What I am more concerned is the impact of developers migrating to Gitlab on the community. These migrations can go either smoothly (keeping a mirror on GitHub.com) or abruptly by deleting the repository on Github. I believe most of the cases will be the first, but I will consider the second for the sake of preparing for worst case scenario. Here’s what is going to break:

  • Github-hosted pages (within GitHub subdomains)
  • Other repositories that have the migrated repository as a sub-repo.
  • Homebrew formula’s that build from source. I assume other source-based package managers will also suffer from this (emerge, Portage and pkgsrc).
  • Python’s Pipfiles that depend on Github’s repositories will break. I assume the same for other language-level package managers.

Breaking the Cool URLs don’t die rule has a large impact on the community nowadays. A similar problem arised when _why committed online suicide and deleted all his repositories. All the ruby gems that depended on his were now broken. In his case it was an option, but you might be forced to migrate out of Github (it might close down one day if it goes out of business, or MS decides to go in other direction).

So how can one protect themselves against being too dependent on Github/MS or GitLab or whatever new fancy service? Well, it requires some DNS work. You should always own a domain that you use in your own repositories. This requires special support by Github/lab, similarly to DNS support by GitHub-pages, or what Tumblr or Soup.io do. This way, you can always change git provider (assuming you have a compatible Issues API, which Gitlab does and you can migrate public keys and access). This way you can migrate safely to another provider, without breaking all the dependencies on your code. Of course, just like backups, this has to be planned ahead of time, before announcing your git repo.

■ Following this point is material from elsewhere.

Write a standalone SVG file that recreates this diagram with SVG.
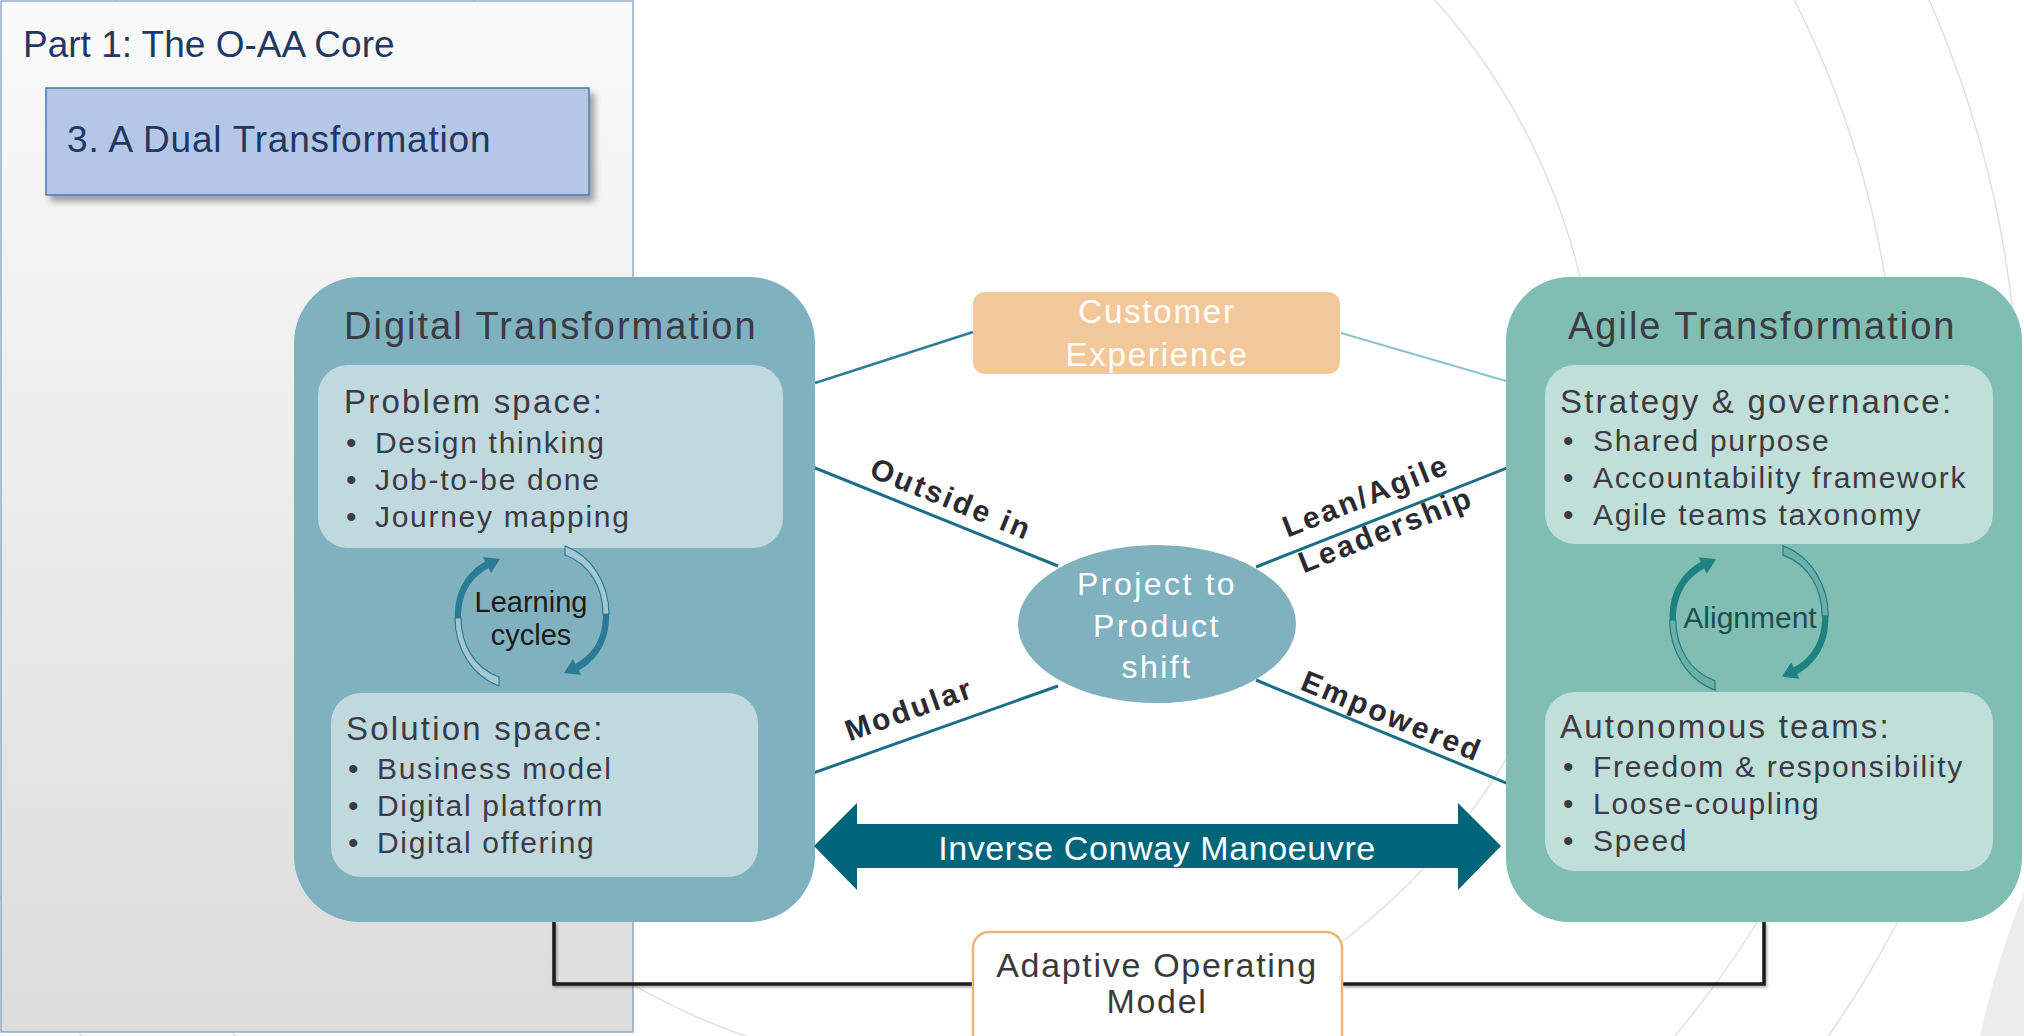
<svg xmlns="http://www.w3.org/2000/svg" xmlns:xlink="http://www.w3.org/1999/xlink" width="2024" height="1036" viewBox="0 0 2024 1036">
<style>
  text { font-family: "Liberation Sans", Arial, sans-serif; }
  .hd { font-size: 38px; letter-spacing: 2px; fill: #3c3b45; }
  .sub { font-size: 33px; letter-spacing: 2.2px; fill: #3c3b45; }
  .li { font-size: 30px; letter-spacing: 1.7px; fill: #3c3b45; }
  .lbl { font-size: 30px; font-weight: bold; letter-spacing: 2.5px; fill: #2b2a33; }
  .mid { text-anchor: middle; }
  .bg { fill: none; stroke: #e0e0e0; stroke-width: 1.5; }
  .spoke { fill: none; stroke: #1b6e86; stroke-width: 3; }
  .slide { font-size: 37px; fill: #1f3864; }
</style>
<defs>
  <linearGradient id="panelGrad" x1="0" y1="0" x2="0" y2="1">
    <stop offset="0" stop-color="#fafafa"/>
    <stop offset="1" stop-color="#dcdcdc"/>
  </linearGradient>
  <filter id="boxShadow" x="-10%" y="-20%" width="125%" height="150%">
    <feDropShadow dx="5" dy="6" stdDeviation="3" flood-color="#000" flood-opacity="0.35"/>
  </filter>
  <filter id="lineShadow" x="-5%" y="-50%" width="110%" height="200%">
    <feDropShadow dx="1.5" dy="2" stdDeviation="1" flood-color="#000" flood-opacity="0.3"/>
  </filter>
  <g id="cyc">
    <path d="M -33 70 C -60 60 -77 32 -77 2 L -71 2 C -71 28 -58 52 -33 61 Z" stroke="currentColor" stroke-width="1.2"/>
    <path d="M -77 2 C -78 -24 -66 -44 -46 -55 L -43 -48 C -61 -39 -71 -22 -71 2 Z" fill="currentColor"/>
    <path d="M -32 -57 L -41 -43 L -49 -59 Z" fill="currentColor"/>
  </g>
  <g id="cycle">
    <use xlink:href="#cyc"/>
    <use xlink:href="#cyc" transform="rotate(180)"/>
  </g>
</defs>

<rect x="0" y="0" width="2024" height="1036" fill="#ffffff"/>

<g id="background">
  <circle class="bg" cx="955" cy="428" r="643"/>
  <circle class="bg" cx="955" cy="428" r="942"/>
  <circle class="bg" cx="955" cy="428" r="1064"/>
  <path d="M 2024 892 Q 1996 962 1980 1036 L 2024 1036 Z" fill="#ececec"/>
</g>

<g id="slide-panel">
  <rect x="1" y="1" width="632" height="1031" fill="url(#panelGrad)" stroke="#7f96bb" stroke-width="1.2"/>
  <text class="slide" x="23" y="57">Part 1: The O-AA Core</text>
  <g id="section-box">
    <rect x="46" y="88" width="543" height="107" fill="#b4c7e7" stroke="#5476ad" stroke-width="1.5" filter="url(#boxShadow)"/>
    <text class="slide" x="67" y="152" letter-spacing="0.8">3. A Dual Transformation</text>
  </g>
</g>

<g id="connectors">
  <path d="M 815 383 L 973 332" fill="none" stroke="#2d7e93" stroke-width="2.5"/>
  <path d="M 1341 333 L 1506 381" fill="none" stroke="#8cc1cf" stroke-width="2"/>
  <path class="spoke" d="M 783 455 L 1058 566"/>
  <path class="spoke" d="M 757 793 L 1058 686"/>
  <path class="spoke" d="M 1256 567 L 1545 453"/>
  <path class="spoke" d="M 1256 680 L 1545 799"/>
  <g filter="url(#lineShadow)">
    <path d="M 554 922 V 984 H 973" fill="none" stroke="#1a1a1a" stroke-width="3.5"/>
    <path d="M 1342 984 H 1764 V 922" fill="none" stroke="#1a1a1a" stroke-width="3.5"/>
  </g>
  <text class="lbl mid" transform="translate(943,519.5) rotate(22)" x="0" y="-12">Outside in</text>
  <text class="lbl mid" transform="translate(918,734) rotate(-19.6)" x="0" y="-16" letter-spacing="3.5">Modular</text>
  <text class="lbl mid" transform="translate(1381,518) rotate(-21.6)" x="-6" y="-16">Lean/Agile</text>
  <text class="lbl mid" transform="translate(1381,518) rotate(-21.6)" x="0" y="23">Leadership</text>
  <text class="lbl mid" transform="translate(1385,733) rotate(22.4)" x="0" y="-8">Empowered</text>
</g>

<g id="digital-transformation">
  <rect x="294" y="277" width="521" height="645" rx="66" fill="#80b1be"/>
  <text class="hd" x="344" y="339">Digital Transformation</text>
  <g id="problem-space">
    <rect x="318" y="365" width="465" height="183" rx="30" fill="#bfd9df"/>
    <text class="sub" x="344" y="413">Problem space:</text>
    <text class="li" x="346" y="453">•</text><text class="li" x="375" y="453">Design thinking</text>
    <text class="li" x="346" y="490">•</text><text class="li" x="375" y="490">Job-to-be done</text>
    <text class="li" x="346" y="527">•</text><text class="li" x="375" y="527">Journey mapping</text>
  </g>
  <g id="learning-cycles">
    <use xlink:href="#cycle" transform="translate(532,616)" fill="#a6c7d1" color="#2a7c96"/>
    <text class="mid" x="531" y="612" font-size="29" fill="#1a1a1a">Learning</text>
    <text class="mid" x="531" y="645" font-size="29" fill="#1a1a1a">cycles</text>
  </g>
  <g id="solution-space">
    <rect x="331" y="693" width="427" height="184" rx="30" fill="#bfd9df"/>
    <text class="sub" x="346" y="740">Solution space:</text>
    <text class="li" x="348" y="779">•</text><text class="li" x="377" y="779">Business model</text>
    <text class="li" x="348" y="816">•</text><text class="li" x="377" y="816">Digital platform</text>
    <text class="li" x="348" y="853">•</text><text class="li" x="377" y="853">Digital offering</text>
  </g>
</g>

<g id="agile-transformation">
  <rect x="1506" y="277" width="516" height="645" rx="64" fill="#80bdb2"/>
  <text class="hd" x="1568" y="339">Agile Transformation</text>
  <g id="strategy-governance">
    <rect x="1545" y="365" width="448" height="179" rx="30" fill="#c0dfd8"/>
    <text class="sub" x="1560" y="413">Strategy &amp; governance:</text>
    <text class="li" x="1563" y="451">•</text><text class="li" x="1593" y="451">Shared purpose</text>
    <text class="li" x="1563" y="488">•</text><text class="li" x="1593" y="488">Accountability framework</text>
    <text class="li" x="1563" y="525">•</text><text class="li" x="1593" y="525">Agile teams taxonomy</text>
  </g>
  <g id="alignment">
    <use xlink:href="#cycle" transform="translate(1749,618) scale(1.03)" fill="#6eaea8" color="#1f8281"/>
    <text class="mid" x="1750" y="628" font-size="30" fill="#1d4f4f">Alignment</text>
  </g>
  <g id="autonomous-teams">
    <rect x="1545" y="692" width="448" height="179" rx="30" fill="#c0dfd8"/>
    <text class="sub" x="1560" y="738">Autonomous teams:</text>
    <text class="li" x="1563" y="777">•</text><text class="li" x="1593" y="777">Freedom &amp; responsibility</text>
    <text class="li" x="1563" y="814">•</text><text class="li" x="1593" y="814">Loose-coupling</text>
    <text class="li" x="1563" y="851">•</text><text class="li" x="1593" y="851">Speed</text>
  </g>
</g>

<g id="customer-experience">
  <rect x="973" y="292" width="367" height="82" rx="12" fill="#f2c89a"/>
  <text class="mid" x="1157" y="323" font-size="33" letter-spacing="1.8" fill="#ffffff">Customer</text>
  <text class="mid" x="1157" y="366" font-size="33" letter-spacing="1.8" fill="#ffffff">Experience</text>
</g>

<g id="project-to-product">
  <ellipse cx="1157" cy="624" rx="139" ry="79" fill="#80b1be"/>
  <text class="mid" x="1157" y="595" font-size="32" letter-spacing="2.5" fill="#ffffff">Project to</text>
  <text class="mid" x="1157" y="637" font-size="32" letter-spacing="2.5" fill="#ffffff">Product</text>
  <text class="mid" x="1157" y="678" font-size="32" letter-spacing="2.5" fill="#ffffff">shift</text>
</g>

<g id="inverse-conway">
  <polygon points="814,846 857,803 857,824 1458,824 1458,803 1501,846 1458,890 1458,868 857,868 857,890" fill="#006579"/>
  <text class="mid" x="1157" y="860" font-size="34" letter-spacing="0.6" fill="#ffffff">Inverse Conway Manoeuvre</text>
</g>

<g id="adaptive-operating-model">
  <rect x="973" y="932" width="369" height="130" rx="16" fill="#ffffff" stroke="#f0b474" stroke-width="2.5"/>
  <text class="mid" x="1157" y="977" font-size="34" letter-spacing="1.7" fill="#3a3a3a">Adaptive Operating</text>
  <text class="mid" x="1157" y="1013" font-size="34" letter-spacing="1.7" fill="#3a3a3a">Model</text>
</g>
</svg>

Surprisingly, this is not a new problem. Back in 2009, when considering the dubious Twitter management moves, people were thinking about how to move their micro-blogging to a distributed platform, so they could have different providers. Standards were developed and in the meanwhile, most of Twitter users moved to Facebook, an even more proprietary platform.

In conclusion, just like in the past, I don’t expected anything to change. I can’t see Microsoft closing down Github or even screwing it up. I assume they will merge Atom and VSCode, which share a common Electron code-base, which is really good news for Github, because Atom was lagging behind VSCode lately. MS and Github were already collaborating on Git VS/Windows tooling, and I expect that to continue. Git hosting will stay the same for MS, probably with an EE edition on Azure. I can’t really see this going wrong over the next 7 years.